I am an undergraduate. Other undergraduates sometimes ask me to tutor them in an introductory real analysis course that covers the equivalent of the first half-dozen chapters of Rudin's Principles of Mathematical Analysis (baby Rudin). We meet once a week for about an hour to discuss concepts and their problem sets.
In the beginning of the semester, I seem to spend about half the time on concepts (mainly repeating definitions and giving examples) and the other half giving hints on the homework problems. Later in the semester (and in the second semester continuation), I spend most of the time giving them considerable help with the homework. I don't have any trouble explaining concepts. However, I have a lot of difficultly with providing the appropriate amount of help with problem sets. The biggest problem I see with my students is a lack of problem solving ability. Part of it is a result of a poor grasp on the material and part of it is laziness. They don't seem to be able to think about a problem constructively for more than 5 or 10 minutes before giving up. Further, many of the problems are relatively easy once you see the essential idea or 'trick'. So either I show them the 'trick' or they just get the answer from another student. I usually end up giving too much assistance.

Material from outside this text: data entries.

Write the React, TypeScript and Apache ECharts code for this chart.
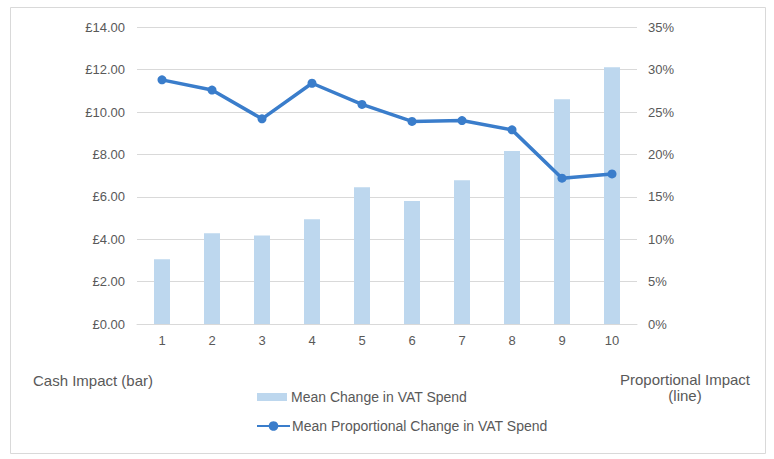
import React, { useEffect, useRef } from "react";
import * as echarts from "echarts";

const categories = ["1", "2", "3", "4", "5", "6", "7", "8", "9", "10"];
const cashValues = [3.05, 4.28, 4.18, 4.94, 6.45, 5.8, 6.78, 8.16, 10.6, 12.11];
const propValues = [0.288, 0.276, 0.242, 0.284, 0.259, 0.239, 0.24, 0.229, 0.172, 0.177];
const barName = "Mean Change in VAT Spend";
const lineName = "Mean Proportional Change in VAT Spend";
const leftTitle = "Cash Impact (bar)";
const rightTitle = "Proportional Impact\n(line)";

const FONT = "'Liberation Sans', Arial, sans-serif";
const TEXT = "#595959";
const BAR = "#BDD7EE";
const LINE = "#3A7DCB";

export default function App() {
  const ref = useRef<HTMLDivElement>(null);
  useEffect(() => {
    if (!ref.current) return;
    const chart = echarts.init(ref.current, undefined, { renderer: "svg" });
    chart.setOption({
      animation: false,
      backgroundColor: "#ffffff",
      textStyle: { fontFamily: FONT },
      grid: { left: 137, right: 137, top: 27.3, bottom: 135, containLabel: false },
      legend: [
        {
          data: [barName],
          left: 252,
          top: 385,
          itemWidth: 30,
          itemHeight: 8,
          icon: "rect",
          textStyle: { color: TEXT, fontSize: 14, fontFamily: FONT, padding: [0, 0, 0, -1] },
        },
        {
          data: [lineName],
          left: 251,
          top: 414,
          itemWidth: 33,
          itemHeight: 12,
          textStyle: { color: TEXT, fontSize: 14, fontFamily: FONT, padding: [0, 0, 0, -3] },
        },
      ],
      xAxis: {
        type: "category",
        data: categories,
        axisLine: { show: true, lineStyle: { color: "#d9d9d9" } },
        axisTick: { show: false },
        axisLabel: { color: TEXT, fontSize: 13, fontFamily: FONT, margin: 10 },
      },
      yAxis: [
        {
          type: "value",
          min: 0,
          max: 14,
          interval: 2,
          axisLine: { show: false },
          axisTick: { show: false },
          splitLine: { lineStyle: { color: "#d9d9d9" } },
          axisLabel: {
            color: TEXT,
            fontSize: 13,
            fontFamily: FONT,
            margin: 12,
            formatter: (v: number) => "£" + v.toFixed(2),
          },
        },
        {
          type: "value",
          min: 0,
          max: 0.35,
          interval: 0.05,
          axisLine: { show: false },
          axisTick: { show: false },
          splitLine: { show: false },
          axisLabel: {
            color: TEXT,
            fontSize: 13,
            fontFamily: FONT,
            margin: 11,
            formatter: (v: number) => Math.round(v * 100) + "%",
          },
        },
      ],
      series: [
        {
          name: barName,
          type: "bar",
          data: cashValues,
          yAxisIndex: 0,
          barWidth: 16,
          itemStyle: { color: BAR },
        },
        {
          name: lineName,
          type: "line",
          data: propValues,
          yAxisIndex: 1,
          symbol: "circle",
          symbolSize: 9,
          lineStyle: { color: LINE, width: 3.5 },
          itemStyle: { color: LINE },
        },
      ],
      graphic: [
        {
          type: "rect",
          shape: { x: 10.5, y: 7.5, width: 755, height: 446 },
          style: { fill: "none", stroke: "#d9d9d9", lineWidth: 1 },
          silent: true,
        },
        {
          type: "text",
          x: 33,
          y: 380,
          style: {
            text: leftTitle,
            fill: TEXT,
            font: `15px ${FONT}`,
            textVerticalAlign: "middle",
          },
        },
        {
          type: "text",
          x: 685,
          y: 371,
          style: {
            text: rightTitle,
            fill: TEXT,
            font: `15px ${FONT}`,
            textAlign: "center",
            lineHeight: 16,
          },
        },
      ],
    });
    return () => chart.dispose();
  }, []);
  return (
    <div
      ref={ref}
      style={{ position: "fixed", left: 0, top: 0, width: 774, height: 459 }}
    />
  );
}
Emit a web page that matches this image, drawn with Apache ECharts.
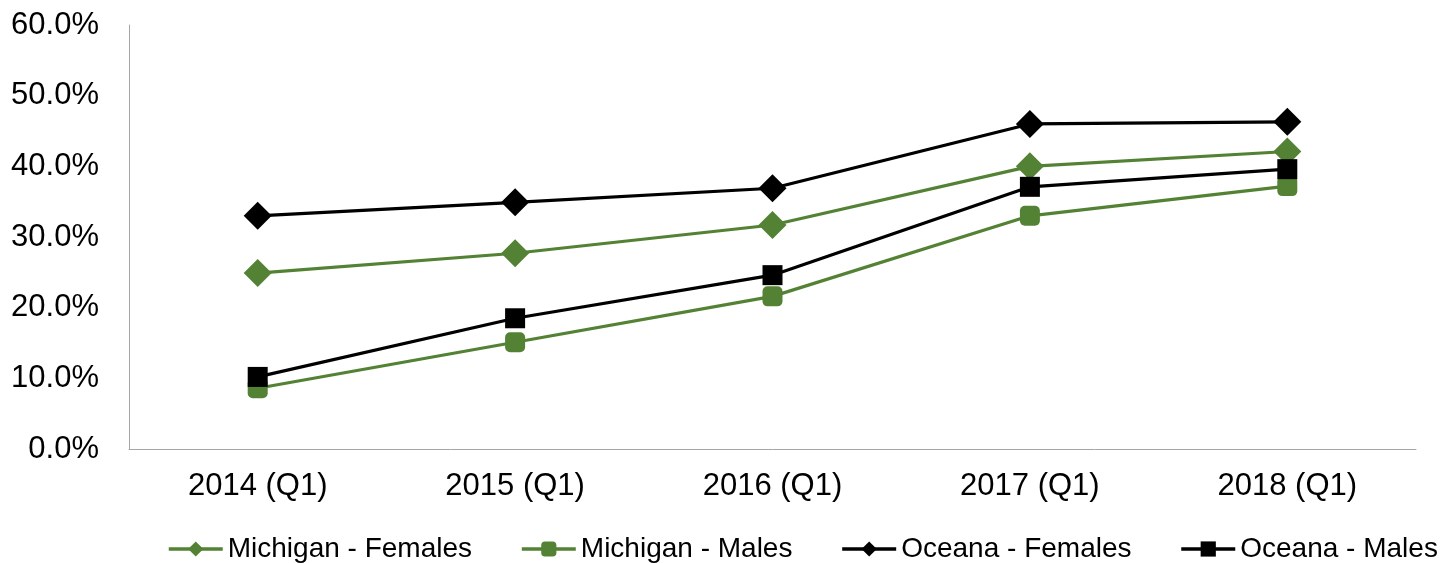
<!DOCTYPE html>
<html>
<head>
<meta charset="utf-8">
<script src="https://cdn.jsdelivr.net/npm/echarts@6/dist/echarts.min.js"></script>
<style>
  html, body { margin: 0; padding: 0; background: #fff; }
  #chart { width: 1453px; height: 563px; }
</style>
</head>
<body>
<div id="chart"></div>
<script>
// categories and values (percent)
const years = ['2014 (Q1)', '2015 (Q1)', '2016 (Q1)', '2017 (Q1)', '2018 (Q1)'];
const michiganFemales = [24.9, 27.7, 31.7, 40.0, 42.1];
const michiganMales = [8.6, 15.1, 21.6, 33.0, 37.2];
const oceanaFemales = [33.0, 34.9, 36.9, 46.0, 46.3];
const oceanaMales = [10.2, 18.5, 24.6, 37.1, 39.6];

const green = '#548235';
const black = '#000000';
const font = "'Liberation Sans', Arial, sans-serif";

function mkSeries(name, data, color, symbol, size) {
  return {
    name: name,
    type: 'line',
    data: data,
    symbol: symbol,
    symbolSize: size,
    lineStyle: { color: color, width: 3.2 },
    itemStyle: { color: color },
    animation: false
  };
}

let chart = echarts.init(document.getElementById('chart'));
let option = {
  backgroundColor: '#fff',
  textStyle: { fontFamily: font },
  grid: { left: 129, right: 37, top: 25, bottom: 114 },
  legend: {
    top: 535,
    left: 167,
    padding: 0,
    itemWidth: 54,
    itemHeight: 19,
    itemGap: 48,
    lineStyle: { width: 3.5 },
    textStyle: { fontSize: 28, color: '#000', fontFamily: font },
    data: ['Michigan - Females', 'Michigan - Males', 'Oceana - Females', 'Oceana - Males']
  },
  xAxis: {
    type: 'category',
    data: years,
    boundaryGap: true,
    axisLine: { lineStyle: { color: '#a6a6a6', width: 1 } },
    axisTick: { show: false },
    axisLabel: { fontSize: 31, color: '#000', margin: 22, fontFamily: font }
  },
  yAxis: {
    type: 'value',
    min: 0,
    max: 60,
    interval: 10,
    axisLine: { show: true, lineStyle: { color: '#a6a6a6', width: 1 } },
    axisTick: { show: false },
    splitLine: { show: false },
    axisLabel: {
      fontSize: 31,
      color: '#000',
      margin: 30,
      fontFamily: font,
      formatter: v => v.toFixed(1) + '%'
    }
  },
  series: [
    mkSeries('Michigan - Females', michiganFemales, green, 'diamond', 28),
    mkSeries('Michigan - Males', michiganMales, green, 'roundRect', 20),
    mkSeries('Oceana - Females', oceanaFemales, black, 'diamond', 28),
    mkSeries('Oceana - Males', oceanaMales, black, 'rect', 20)
  ]
};
chart.setOption(option);
</script>
</body>
</html>
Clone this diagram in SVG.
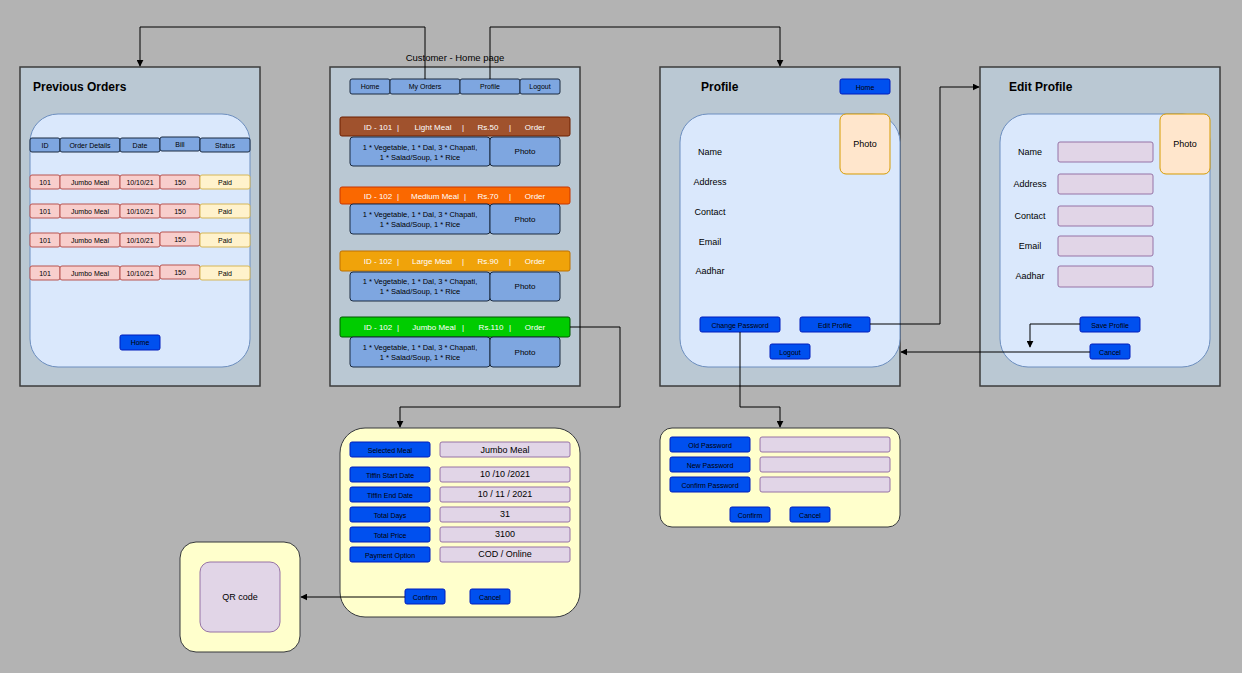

I have suggested they try easier exercises to build up their problem solving skills. Abbott's Understanding Analysis is a good source of these. However, they are unwilling to do much extra work on their own. Of course, this is ultimately their problem, but as a busy undergraduate myself, I am sympathetic.
Another common concern is preparing for exams. A 1-hour exam is a much different format than an untimed problem set and much less forgiving. My standard advice is to first to memorize all of the definitions, be able to give examples and non-examples (where relevant), and memorize the statements of all of the important theorems. After they have done this, I suggest solving easy exercises from their textbook and trying to prove simple propositions in their book without looking at the book's proof (e.g. a finite intersection of open sets in $\mathbb R^n$ is open).
How should I address these issues? Are there any other techniques I could use to make my tutoring more effective? I am particularly interested in ideas that are specific to real analysis.